Mr Trump’s stated expectation, in this context, is that US consumers would be forced to buy home-made products instead of the more expensive imports post-tariffs. New investments, by domestic companies as well as by foreign investors who want to jump the tariff wall, would become feasible. A short bout of inflation, the logic goes, would give way to new manufacturing, incomes, and jobs. This argument is, however, risky at best. The reordering of the location of industries would take a lot of time even if new investors were to factor in a strategy of navigating the spiral of uncertainty that the trade wars are likely to spawn. Consumers in the US will have no choice but to
buy more home-made goods even if they cost more. Higher short-term inflation and slower growth could lead to more unemployment and greater hardships for the US’s residents. There is the distinct possibility that US investors might look at foreign shores as new opportunities open up.
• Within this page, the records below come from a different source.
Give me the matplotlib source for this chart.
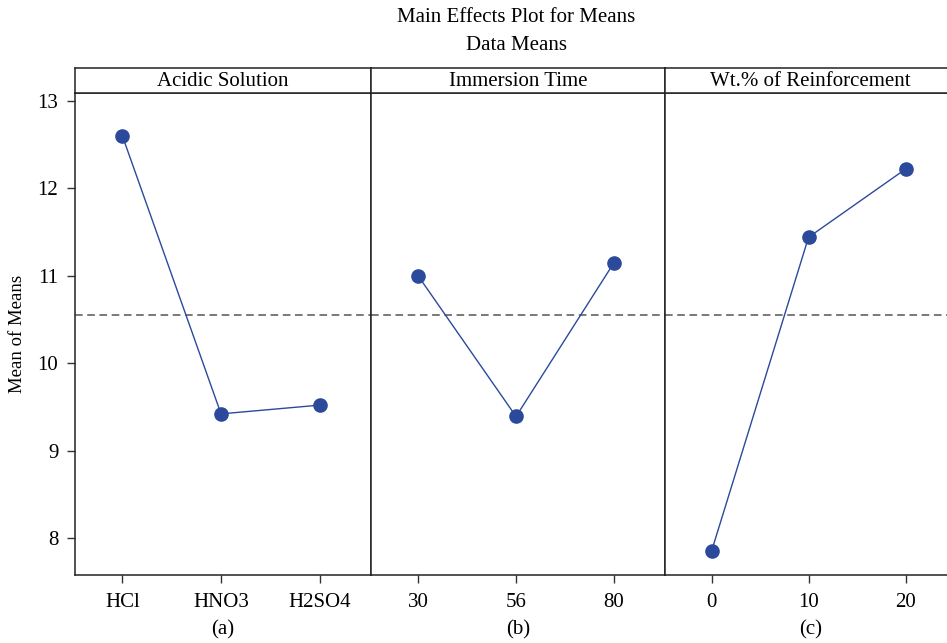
import matplotlib
matplotlib.use('Agg')
import matplotlib.pyplot as plt

plt.rcParams['font.family'] = ['Liberation Serif', 'DejaVu Serif']

acid_labels = ['HCl', 'HNO3', 'H2SO4']
acid_means = [12.60, 9.42, 9.52]
time_labels = ['30', '56', '80']
time_means = [11.00, 9.39, 11.15]
wt_labels = ['0', '10', '20']
wt_means = [7.85, 11.44, 12.22]
grand_mean = 10.55

panels = [
    ('Acidic Solution', acid_labels, acid_means, '(a)'),
    ('Immersion Time', time_labels, time_means, '(b)'),
    ('Wt.% of Reinforcement', wt_labels, wt_means, '(c)'),
]

W, H = 947, 643
fig = plt.figure(figsize=(W / 100, H / 100), dpi=100)

lefts = [75, 371, 665]
widths = [296, 294, 291]
bottom, top, strip = 575, 93, 25
blue = '#2b4a9c'
fs = 15

axes = []
for i, (name, labels, means, tag) in enumerate(panels):
    x0 = lefts[i] / W
    pw = widths[i] / W
    ax = fig.add_axes([x0, (H - bottom) / H, pw, (bottom - top) / H],
                      sharey=axes[0] if axes else None)
    axes.append(ax)
    xs = range(len(labels))
    ax.plot(xs, means, '-', color=blue, lw=1.0, marker='o', ms=9.5,
            mfc=blue, mec=blue, zorder=3)
    ax.axhline(grand_mean, color='#555555', lw=1.1, ls=(0, (5, 3)), zorder=1)
    ax.set_xlim(-0.48, 2.52)
    ax.set_xticks(list(xs))
    ax.set_xticklabels(labels, fontsize=fs)
    ax.tick_params(axis='x', direction='out', length=6, width=1, pad=7, color='#333333')
    ax.set_xlabel(tag, fontsize=fs, labelpad=6)
    for s in ax.spines.values():
        s.set_linewidth(1.1)
        s.set_color('#222222')
    if i == 0:
        ax.set_ylabel('Mean of Means', fontsize=13.5, va='center')
        ax.yaxis.set_label_coords((18 - 75) / 296, 0.5)
        ax.tick_params(axis='y', direction='out', length=6, width=1, labelsize=fs, pad=6,
                       color='#333333')
    else:
        ax.tick_params(axis='y', left=False, labelleft=False)

    sx = fig.add_axes([x0, (H - top) / H, pw, strip / H])
    sx.set_xticks([])
    sx.set_yticks([])
    for s in sx.spines.values():
        s.set_linewidth(1.1)
        s.set_color('#222222')
    sx.text(0.5, 0.45, name, ha='center', va='center', fontsize=fs,
            transform=sx.transAxes)

axes[0].set_ylim(7.577, 13.09)
axes[0].set_yticks([8, 9, 10, 11, 12, 13])

cx = 516 / W
fig.text(cx, 1 - 18 / H, 'Main Effects Plot for Means', ha='center', va='center', fontsize=fs)
fig.text(cx, 1 - 46 / H, 'Data Means', ha='center', va='center', fontsize=fs)

fig.savefig('out.png', dpi=100)
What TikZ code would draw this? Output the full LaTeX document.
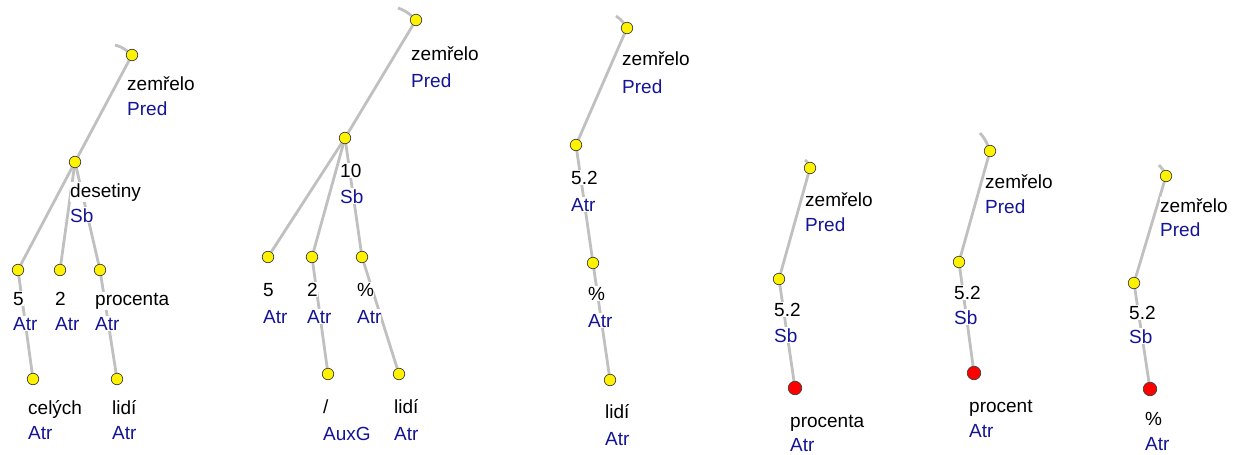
\documentclass[tikz,border=0pt]{standalone}
\usepackage{fontspec}
\setmainfont{Liberation Sans}
\usetikzlibrary{backgrounds}
\definecolor{linkgray}{RGB}{192,192,192}
\definecolor{fnblue}{RGB}{20,20,150}

\begin{document}
\begin{tikzpicture}[x=1pt, y=-1pt,
    ydot/.style={circle, draw=black!75, line width=0.7pt, fill=yellow, minimum size=11.5pt, inner sep=0pt},
    rdot/.style={circle, draw=black!75, line width=0.7pt, fill=red, minimum size=13.5pt, inner sep=0pt},
    word/.style={anchor=base west, fill=white, inner xsep=0pt, inner ysep=1pt, font=\fontsize{19}{23}\selectfont},
    fn/.style={word, text=fnblue},
    link/.style={draw=linkgray, line width=2.8pt}]
    \useasboundingbox (0, 0) rectangle (1235, 455);

    % ツリー 1
    \coordinate (s1) at (115, 45);
    \node[ydot] (r1) at (132, 55) {};
    \node[ydot] (d1) at (75, 162) {};
    \node[ydot] (a1) at (18, 270) {};
    \node[ydot] (b1) at (60, 270) {};
    \node[ydot] (c1) at (100, 270) {};
    \node[ydot] (e1) at (33, 379) {};
    \node[ydot] (f1) at (117, 379) {};

    % ツリー 2
    \coordinate (s2) at (398, 8);
    \node[ydot] (r2) at (416, 20) {};
    \node[ydot] (t2) at (345, 138) {};
    \node[ydot] (a2) at (268, 257) {};
    \node[ydot] (b2) at (312, 257) {};
    \node[ydot] (c2) at (362, 257) {};
    \node[ydot] (g2) at (328, 374) {};
    \node[ydot] (h2) at (399, 374) {};

    % ツリー 3
    \coordinate (s3) at (616, 16);
    \node[ydot] (r3) at (627, 28) {};
    \node[ydot] (a3) at (576, 145) {};
    \node[ydot] (b3) at (593, 263) {};
    \node[ydot] (c3) at (610, 380) {};

    % ツリー 4, 5, 6
    \coordinate (s4) at (805, 160);
    \node[ydot] (r4) at (810, 168) {};
    \node[ydot] (a4) at (779, 279) {};
    \node[rdot] (p4) at (795, 388) {};

    \coordinate (s5) at (980, 133);
    \node[ydot] (r5) at (990, 151) {};
    \node[ydot] (a5) at (959, 262) {};
    \node[rdot] (p5) at (974, 373) {};

    \coordinate (s6) at (1159, 165);
    \node[ydot] (r6) at (1166, 176) {};
    \node[ydot] (a6) at (1134, 283) {};
    \node[rdot] (p6) at (1150, 389) {};

    % 線を引く
    \begin{pgfonlayer}{background}
    \draw[link] (s1) to[bend left=10] (r1);
    \draw[link] (r1) -- (d1);
    \draw[link] (d1) -- (a1);
    \draw[link] (d1) -- (b1);
    \draw[link] (d1) -- (c1);
    \draw[link] (a1) -- (e1);
    \draw[link] (c1) -- (f1);

    \draw[link] (s2) to[bend left=10] (r2);
    \draw[link] (r2) -- (t2);
    \draw[link] (t2) -- (a2);
    \draw[link] (t2) -- (b2);
    \draw[link] (t2) -- (c2);
    \draw[link] (b2) -- (g2);
    \draw[link] (c2) -- (h2);

    \draw[link] (s3) to[bend left=8] (r3);
    \draw[link] (r3) -- (a3);
    \draw[link] (a3) -- (b3);
    \draw[link] (b3) -- (c3);

    \draw[link] (s4) to[bend left=8] (r4);
    \draw[link] (r4) -- (a4);
    \draw[link] (a4) -- (p4);

    \draw[link] (s5) to[bend left=8] (r5);
    \draw[link] (r5) -- (a5);
    \draw[link] (a5) -- (p5);

    \draw[link] (s6) to[bend left=8] (r6);
    \draw[link] (r6) -- (a6);
    \draw[link] (a6) -- (p6);
    \end{pgfonlayer}

    % ラベル
    \node[word] (r1w) at (132 - 5, 55 + 35) {zemřelo};
    \node[fn] (r1f) at (132 - 5, 55 + 60) {Pred};
    \node[word] (d1w) at (75 - 5, 162 + 35) {desetiny};
    \node[fn] (d1f) at (75 - 5, 162 + 60) {Sb};
    \node[word] (a1w) at (18 - 5, 270 + 35) {5};
    \node[fn] (a1f) at (18 - 5, 270 + 60) {Atr};
    \node[word] (b1w) at (60 - 5, 270 + 35) {2};
    \node[fn] (b1f) at (60 - 5, 270 + 60) {Atr};
    \node[word] (c1w) at (100 - 5, 270 + 35) {procenta};
    \node[fn] (c1f) at (100 - 5, 270 + 60) {Atr};
    \node[word] (e1w) at (33 - 5, 379 + 35) {celých};
    \node[fn] (e1f) at (33 - 5, 379 + 60) {Atr};
    \node[word] (f1w) at (117 - 5, 379 + 35) {lidí};
    \node[fn] (f1f) at (117 - 5, 379 + 60) {Atr};

    \node[word] (r2w) at (416 - 5, 20 + 40) {zemřelo};
    \node[fn] (r2f) at (416 - 5, 20 + 67) {Pred};
    \node[word] (t2w) at (345 - 5, 138 + 39) {10};
    \node[fn] (t2f) at (345 - 5, 138 + 65) {Sb};
    \node[word] (a2w) at (268 - 5, 257 + 39) {5};
    \node[fn] (a2f) at (268 - 5, 257 + 66) {Atr};
    \node[word] (b2w) at (312 - 5, 257 + 39) {2};
    \node[fn] (b2f) at (312 - 5, 257 + 66) {Atr};
    \node[word] (c2w) at (362 - 5, 257 + 39) {\%};
    \node[fn] (c2f) at (362 - 5, 257 + 66) {Atr};
    \node[word] (g2w) at (328 - 5, 374 + 39) {/};
    \node[fn] (g2f) at (328 - 5, 374 + 66) {AuxG};
    \node[word] (h2w) at (399 - 5, 374 + 39) {lidí};
    \node[fn] (h2f) at (399 - 5, 374 + 66) {Atr};

    \node[word] (r3w) at (627 - 5, 28 + 37) {zemřelo};
    \node[fn] (r3f) at (627 - 5, 28 + 65) {Pred};
    \node[word] (a3w) at (576 - 5, 145 + 39) {5.2};
    \node[fn] (a3f) at (576 - 5, 145 + 66) {Atr};
    \node[word] (b3w) at (593 - 5, 263 + 37) {\%};
    \node[fn] (b3f) at (593 - 5, 263 + 64) {Atr};
    \node[word] (c3w) at (610 - 5, 380 + 38) {lidí};
    \node[fn] (c3f) at (610 - 5, 380 + 65) {Atr};

    \node[word] (r4w) at (810 - 5, 168 + 38) {zemřelo};
    \node[fn] (r4f) at (810 - 5, 168 + 63) {Pred};
    \node[word] (a4w) at (779 - 5, 279 + 37) {5.2};
    \node[fn] (a4f) at (779 - 5, 279 + 63) {Sb};
    \node[word] (p4w) at (795 - 5, 388 + 39) {procenta};
    \node[fn] (p4f) at (795 - 5, 388 + 63) {Atr};

    \node[word] (r5w) at (990 - 5, 151 + 37) {zemřelo};
    \node[fn] (r5f) at (990 - 5, 151 + 62) {Pred};
    \node[word] (a5w) at (959 - 5, 262 + 37) {5.2};
    \node[fn] (a5f) at (959 - 5, 262 + 62) {Sb};
    \node[word] (p5w) at (974 - 5, 373 + 39) {procent};
    \node[fn] (p5f) at (974 - 5, 373 + 64) {Atr};

    \node[word] (r6w) at (1166 - 6, 176 + 36) {zemřelo};
    \node[fn] (r6f) at (1166 - 6, 176 + 60) {Pred};
    \node[word] (a6w) at (1134 - 5, 283 + 36) {5.2};
    \node[fn] (a6f) at (1134 - 5, 283 + 60) {Sb};
    \node[word] (p6w) at (1150 - 5, 389 + 36) {\%};
    \node[fn] (p6f) at (1150 - 5, 389 + 61) {Atr};

  \end{tikzpicture}
\end{document}
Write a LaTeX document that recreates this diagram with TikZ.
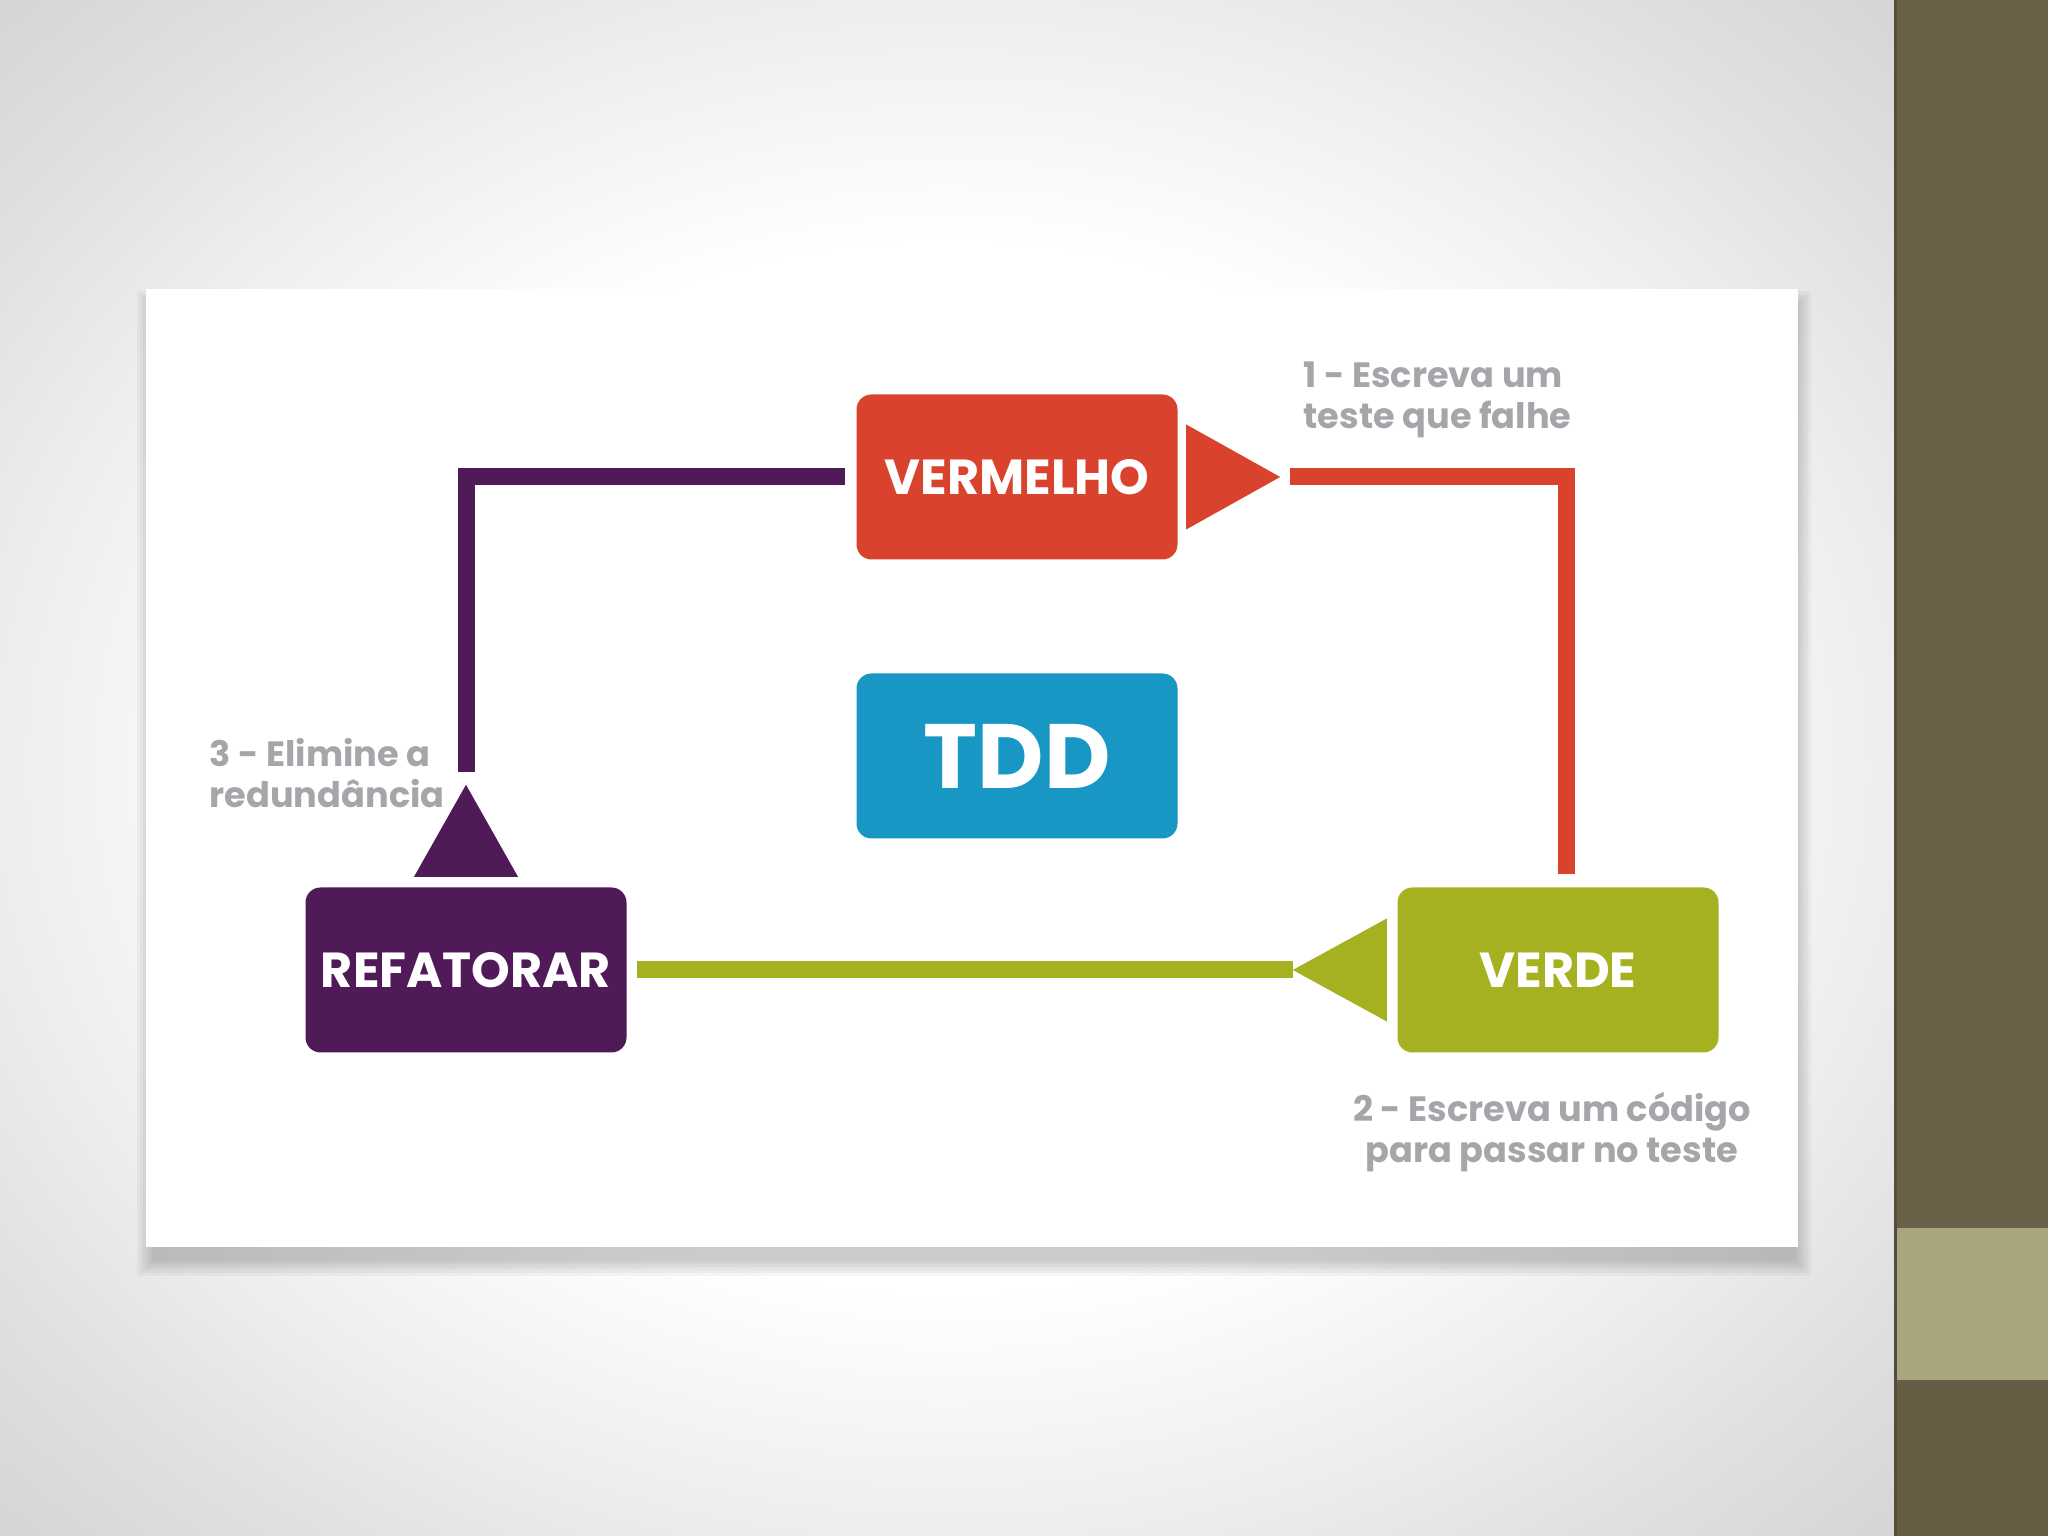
\documentclass[tikz,border=0pt]{standalone}
\usepackage{fontspec}
\setmainfont{Poppins}
\usepackage{tikz}
\usetikzlibrary{calc}
\definecolor{vermelho}{RGB}{217,67,45}
\definecolor{verde}{RGB}{165,177,32}
\definecolor{roxo}{RGB}{80,26,88}
\definecolor{azul}{RGB}{24,150,196}
\definecolor{cinza}{RGB}{165,165,170}
\definecolor{faixa}{RGB}{106,95,71}
\definecolor{faixaclara}{RGB}{168,166,124}
\definecolor{faixabaixo}{RGB}{101,94,69}
\pgfdeclareradialshading{fundo}{\pgfpoint{0cm}{0cm}}{%
    color(0bp)=(white); color(17bp)=(white); color(25bp)=(black!7);
    color(30bp)=(black!12); color(36bp)=(black!17); color(50bp)=(black!17)}

\begin{document}
\begin{tikzpicture}[
    caixa/.style={rounded corners=0.15cm, minimum width=3.21cm, minimum height=1.65cm,
        inner sep=0pt, text=white, font=\bfseries\fontsize{14}{16}\selectfont},
    passo/.style={text=cinza, inner sep=0pt, font=\bfseries\fontsize{10}{11.5}\selectfont},
    linha/.style={line width=0.17cm}
]
    \useasboundingbox (0,0) rectangle (20.48,15.36);
    % fundo
    \shade[shading=fundo] (0,0) rectangle (18.94,15.36);
    \fill[faixa] (18.94,3.08) rectangle (20.48,15.36);
    \fill[faixaclara] (18.94,1.56) rectangle (20.48,3.08);
    \fill[faixabaixo] (18.94,0) rectangle (20.48,1.56);
    \fill[faixa!80!black] (18.94,0) rectangle (18.97,15.36);
    % cartao com sombra
    \foreach \s in {0,0.03,...,0.15}
        \fill[black, opacity=0.035] (1.52-\s,2.75-\s) rectangle (17.96+\s,12.30+\s);
    \fill[white] (1.46,2.89) rectangle (17.98,12.47);

    \node[caixa, fill=vermelho] (ver) at (10.17,10.59) {VERMELHO};
    \node[caixa, fill=azul, font=\bfseries\fontsize{26}{28}\selectfont] (tdd) at (10.17,7.80) {TDD};
    \node[caixa, fill=roxo] (ref) at (4.66,5.66) {REFATORAR};
    \node[caixa, fill=verde] (vrd) at (15.58,5.66) {VERDE};

    % ligacoes
    \draw[linha, roxo] ([xshift=-0.11cm]ver.west) -| ([yshift=1.15cm]ref.north);
    \draw[linha, vermelho] ([xshift=1.12cm]ver.east) -| ([xshift=0.08cm, yshift=0.13cm]vrd.north);
    \draw[linha, verde] ([xshift=-1.04cm]vrd.west) -- ([xshift=0.10cm]ref.east);
    \fill[vermelho] ([xshift=0.08cm, yshift=0.525cm]ver.east) -- ++(0.94,-0.525) -- ++(-0.94,-0.525) -- cycle;
    \fill[verde] ([xshift=-0.10cm, yshift=0.515cm]vrd.west) -- ++(-0.94,-0.515) -- ++(0.94,-0.515) -- cycle;
    \fill[roxo] ([xshift=-0.52cm, yshift=0.10cm]ref.north) -- ++(0.52,0.92) -- ++(0.52,-0.92) -- cycle;

    \node[passo, anchor=west, align=left] (p1) at (13.03,11.36) {1 - Escreva um\\teste que falhe};
    \node[passo, anchor=center, align=center] (p2) at (15.52,4.04) {2 - Escreva um código\\para passar no teste};
    \node[passo, anchor=west, align=left] (p3) at (2.09,7.63) {3 - Elimine a\\redundância};
\end{tikzpicture}
\end{document}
In other parts of the world, the initial deceleration in international trade, especially exports to the US, will be countered by emerging opportunities in new, diversified markets. There could also be an enhanced focus on the home market. Other nations can sell in new places diverting their trade away from the US. There is also the possibility of regroupings by trade partners. However, global output and the volume of trade are bound to shrink in the short term. Given the circumstances, India must keep its options open for moving away from the US as a major trading partner, notwithstanding the ‘friendship’ between Mr Trump and Narendra Modi. America’s ‘Liberation Day’, in Mr Trump’s words, has come and gone. Ironically, in the days to come, it appears that consumers and producers in the US would be distinctly worse off in economic terms.